## The problem
Keep the pictures out of the copy and print all the entries below exactly.

***** Data section

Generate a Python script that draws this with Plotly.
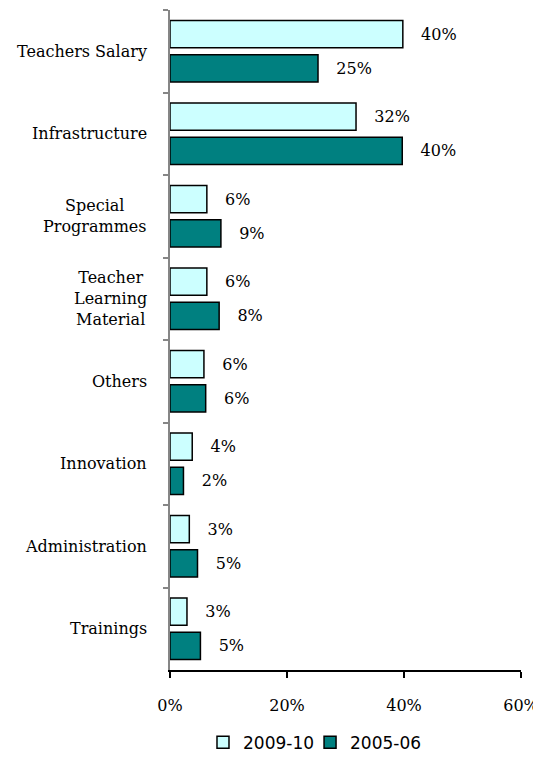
import plotly.graph_objects as go

CATEGORIES = ["Teachers Salary", "Infrastructure", "Special<br>Programmes",
              "Teacher<br>Learning<br>Material", "Others", "Innovation",
              "Administration", "Trainings"]
SERIES_NAMES = ["2009-10", "2005-06"]
VALUES_2009 = [0.398, 0.318, 0.063, 0.063, 0.058, 0.038, 0.033, 0.029]
VALUES_2005 = [0.253, 0.397, 0.087, 0.084, 0.061, 0.023, 0.047, 0.052]
X_TICKS = [0, 0.2, 0.4, 0.6]

COLORS = ["#CCFFFF", "#008080"]
SERIF = "DejaVu Serif"
PAD = "\u00a0\u00a0\u00a0"

fig = go.Figure()
for i, (name, vals, color) in enumerate(zip(SERIES_NAMES, [VALUES_2009, VALUES_2005], COLORS)):
    fig.add_trace(go.Bar(
        y=CATEGORIES, x=vals, name=name, orientation="h",
        marker=dict(color=color, line=dict(color="black", width=1.5)),
        texttemplate=PAD + "%{x:.0%}", textposition="outside",
        textfont=dict(family=SERIF, size=16, color="black"),
        constraintext="none", cliponaxis=False,
        legend="legend" if i == 0 else "legend2",
    ))

# category labels, centred lines in a right-aligned block
for cat in CATEGORIES:
    fig.add_annotation(
        x=0, xref="paper", y=cat, yref="y", xshift=-21,
        text=cat, showarrow=False, xanchor="right", align="center",
        font=dict(family=SERIF, size=16, color="black"),
    )

legend_style = dict(
    orientation="h", xanchor="left", y=-0.11, yanchor="middle",
    font=dict(family="DejaVu Sans", size=17, color="black"),
    itemwidth=30, bgcolor="rgba(0,0,0,0)",
)

fig.update_layout(
    width=533, height=764,
    margin=dict(l=162, r=20, t=2, b=102, autoexpand=False),
    paper_bgcolor="white", plot_bgcolor="white",
    barmode="group", bargap=0.17, bargroupgap=0.2,
    font=dict(family=SERIF, size=16, color="black"),
    showlegend=True,
    legend=dict(x=0.094, **legend_style),
    legend2=dict(x=0.399, **legend_style),
)
fig.update_xaxes(
    range=[0, 0.6], tickvals=X_TICKS, tickformat=".0%",
    showgrid=False, zeroline=False,
    showline=True, linecolor="black", linewidth=2,
    ticks="outside", ticklen=6, tickwidth=2, tickcolor="black",
    ticklabelstandoff=14,
    tickfont=dict(family=SERIF, size=16, color="black"),
)
fig.update_yaxes(
    type="category", categoryorder="array", categoryarray=CATEGORIES,
    range=[7.5, -0.5], showticklabels=False, showgrid=False, zeroline=False,
    showline=True, linecolor="#868686", linewidth=2,
    ticks="outside", ticklen=5, tickwidth=1.5, tickcolor="#868686",
    tickson="boundaries",
)

fig.write_html("out.html")
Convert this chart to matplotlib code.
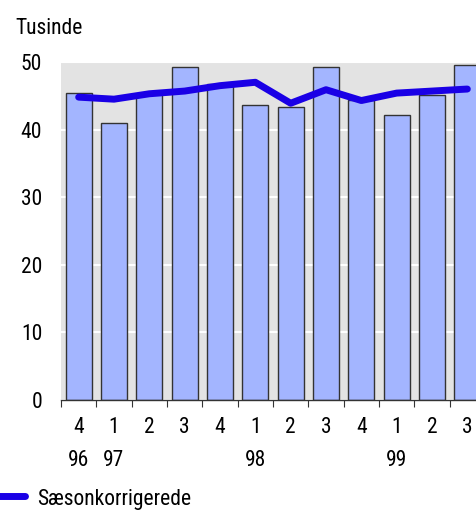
import matplotlib
matplotlib.use("Agg")
import matplotlib.pyplot as plt
import numpy as np
import logging
logging.getLogger('matplotlib.font_manager').setLevel(logging.ERROR)

plt.rcParams['font.family'] = ['Liberation Sans Narrow', 'Arial Narrow', 'Roboto Condensed',
                               'Archivo Narrow', 'PT Sans Narrow', 'Liberation Sans', 'DejaVu Sans']

quarters = ["4", "1", "2", "3", "4", "1", "2", "3", "4", "1", "2", "3"]
years = ["96", "97", "", "", "", "98", "", "", "", "99", "", ""]
actual = [45.4, 41.0, 45.2, 49.3, 46.8, 43.6, 43.3, 49.3, 44.4, 42.1, 45.1, 49.5]
seasonal = [44.8, 44.5, 45.3, 45.7, 46.5, 47.0, 43.9, 45.9, 44.3, 45.4, 45.7, 46.0]
yticks = [0, 10, 20, 30, 40, 50]

FS = 15.5
W, H = 476, 511
fig = plt.figure(figsize=(W / 100, H / 100), dpi=100)
left, right, top, bottom = 61, 485, 62, 400
ax = fig.add_axes([left / W, 1 - bottom / H, (right - left) / W, (bottom - top) / H])
ax.set_facecolor('#e3e3e3')

x = np.arange(len(actual))
ax.bar(x, actual, width=0.74, color='#a3b5ff', edgecolor='#333333', linewidth=1.0, zorder=2)
ax.plot(x, seasonal, color='#1a00e6', linewidth=5, solid_capstyle='round', zorder=3,
        label='Sæsonkorrigerede')

ax.set_xlim(-0.5, len(actual) - 0.5)
ax.set_ylim(0, 50)
ax.set_yticks(yticks)
ax.yaxis.grid(True, color='white', linewidth=1.5, zorder=1)
ax.set_axisbelow(True)
ax.tick_params(axis='y', length=0, labelsize=FS, pad=13.5)
for s in ['top', 'right', 'left']:
    ax.spines[s].set_visible(False)
ax.spines['bottom'].set_color('#333333')
ax.spines['bottom'].set_linewidth(1.0)

ax.set_xticks(np.arange(-0.5, len(actual), 1.0))
ax.set_xticklabels([])
ax.tick_params(axis='x', length=5, direction='out', color='#333333')

for i, (q, yr) in enumerate(zip(quarters, years)):
    ax.text(i, -4.1, q, ha='center', va='center', fontsize=FS, transform=ax.transData, clip_on=False)
    if yr:
        ax.text(i, -8.9, yr, ha='center', va='center', fontsize=FS, transform=ax.transData, clip_on=False)

fig.text(15 / W, 1 - 28 / H, 'Tusinde', ha='left', va='center', fontsize=FS)
fig.text(22 / W, 1 - (-11) / H, 'y', ha='left', va='center', fontsize=FS)

# legend
fig.lines.append(plt.Line2D([-5 / W, 25 / W], [1 - 496 / H, 1 - 496 / H], color='#1a00e6',
                            linewidth=5, solid_capstyle='round', transform=fig.transFigure))
fig.text(37 / W, 1 - 500 / H, 'Sæsonkorrigerede', ha='left', va='center', fontsize=FS)

fig.savefig('out.png', dpi=100)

**********

## The answer
Generate a Python script that draws this with Plotly.
import plotly.graph_objects as go

CATEGORIES = ["Teachers Salary", "Infrastructure", "Special<br>Programmes",
              "Teacher<br>Learning<br>Material", "Others", "Innovation",
              "Administration", "Trainings"]
SERIES_NAMES = ["2009-10", "2005-06"]
VALUES_2009 = [0.398, 0.318, 0.063, 0.063, 0.058, 0.038, 0.033, 0.029]
VALUES_2005 = [0.253, 0.397, 0.087, 0.084, 0.061, 0.023, 0.047, 0.052]
X_TICKS = [0, 0.2, 0.4, 0.6]

COLORS = ["#CCFFFF", "#008080"]
SERIF = "DejaVu Serif"
PAD = "\u00a0\u00a0\u00a0"

fig = go.Figure()
for i, (name, vals, color) in enumerate(zip(SERIES_NAMES, [VALUES_2009, VALUES_2005], COLORS)):
    fig.add_trace(go.Bar(
        y=CATEGORIES, x=vals, name=name, orientation="h",
        marker=dict(color=color, line=dict(color="black", width=1.5)),
        texttemplate=PAD + "%{x:.0%}", textposition="outside",
        textfont=dict(family=SERIF, size=16, color="black"),
        constraintext="none", cliponaxis=False,
        legend="legend" if i == 0 else "legend2",
    ))

# category labels, centred lines in a right-aligned block
for cat in CATEGORIES:
    fig.add_annotation(
        x=0, xref="paper", y=cat, yref="y", xshift=-21,
        text=cat, showarrow=False, xanchor="right", align="center",
        font=dict(family=SERIF, size=16, color="black"),
    )

legend_style = dict(
    orientation="h", xanchor="left", y=-0.11, yanchor="middle",
    font=dict(family="DejaVu Sans", size=17, color="black"),
    itemwidth=30, bgcolor="rgba(0,0,0,0)",
)

fig.update_layout(
    width=533, height=764,
    margin=dict(l=162, r=20, t=2, b=102, autoexpand=False),
    paper_bgcolor="white", plot_bgcolor="white",
    barmode="group", bargap=0.17, bargroupgap=0.2,
    font=dict(family=SERIF, size=16, color="black"),
    showlegend=True,
    legend=dict(x=0.094, **legend_style),
    legend2=dict(x=0.399, **legend_style),
)
fig.update_xaxes(
    range=[0, 0.6], tickvals=X_TICKS, tickformat=".0%",
    showgrid=False, zeroline=False,
    showline=True, linecolor="black", linewidth=2,
    ticks="outside", ticklen=6, tickwidth=2, tickcolor="black",
    ticklabelstandoff=14,
    tickfont=dict(family=SERIF, size=16, color="black"),
)
fig.update_yaxes(
    type="category", categoryorder="array", categoryarray=CATEGORIES,
    range=[7.5, -0.5], showticklabels=False, showgrid=False, zeroline=False,
    showline=True, linecolor="#868686", linewidth=2,
    ticks="outside", ticklen=5, tickwidth=1.5, tickcolor="#868686",
    tickson="boundaries",
)

fig.write_html("out.html")
Convert this chart to matplotlib code.
import matplotlib
matplotlib.use("Agg")
import matplotlib.pyplot as plt
import numpy as np
import logging
logging.getLogger('matplotlib.font_manager').setLevel(logging.ERROR)

plt.rcParams['font.family'] = ['Liberation Sans Narrow', 'Arial Narrow', 'Roboto Condensed',
                               'Archivo Narrow', 'PT Sans Narrow', 'Liberation Sans', 'DejaVu Sans']

quarters = ["4", "1", "2", "3", "4", "1", "2", "3", "4", "1", "2", "3"]
years = ["96", "97", "", "", "", "98", "", "", "", "99", "", ""]
actual = [45.4, 41.0, 45.2, 49.3, 46.8, 43.6, 43.3, 49.3, 44.4, 42.1, 45.1, 49.5]
seasonal = [44.8, 44.5, 45.3, 45.7, 46.5, 47.0, 43.9, 45.9, 44.3, 45.4, 45.7, 46.0]
yticks = [0, 10, 20, 30, 40, 50]

FS = 15.5
W, H = 476, 511
fig = plt.figure(figsize=(W / 100, H / 100), dpi=100)
left, right, top, bottom = 61, 485, 62, 400
ax = fig.add_axes([left / W, 1 - bottom / H, (right - left) / W, (bottom - top) / H])
ax.set_facecolor('#e3e3e3')

x = np.arange(len(actual))
ax.bar(x, actual, width=0.74, color='#a3b5ff', edgecolor='#333333', linewidth=1.0, zorder=2)
ax.plot(x, seasonal, color='#1a00e6', linewidth=5, solid_capstyle='round', zorder=3,
        label='Sæsonkorrigerede')

ax.set_xlim(-0.5, len(actual) - 0.5)
ax.set_ylim(0, 50)
ax.set_yticks(yticks)
ax.yaxis.grid(True, color='white', linewidth=1.5, zorder=1)
ax.set_axisbelow(True)
ax.tick_params(axis='y', length=0, labelsize=FS, pad=13.5)
for s in ['top', 'right', 'left']:
    ax.spines[s].set_visible(False)
ax.spines['bottom'].set_color('#333333')
ax.spines['bottom'].set_linewidth(1.0)

ax.set_xticks(np.arange(-0.5, len(actual), 1.0))
ax.set_xticklabels([])
ax.tick_params(axis='x', length=5, direction='out', color='#333333')

for i, (q, yr) in enumerate(zip(quarters, years)):
    ax.text(i, -4.1, q, ha='center', va='center', fontsize=FS, transform=ax.transData, clip_on=False)
    if yr:
        ax.text(i, -8.9, yr, ha='center', va='center', fontsize=FS, transform=ax.transData, clip_on=False)

fig.text(15 / W, 1 - 28 / H, 'Tusinde', ha='left', va='center', fontsize=FS)
fig.text(22 / W, 1 - (-11) / H, 'y', ha='left', va='center', fontsize=FS)

# legend
fig.lines.append(plt.Line2D([-5 / W, 25 / W], [1 - 496 / H, 1 - 496 / H], color='#1a00e6',
                            linewidth=5, solid_capstyle='round', transform=fig.transFigure))
fig.text(37 / W, 1 - 500 / H, 'Sæsonkorrigerede', ha='left', va='center', fontsize=FS)

fig.savefig('out.png', dpi=100)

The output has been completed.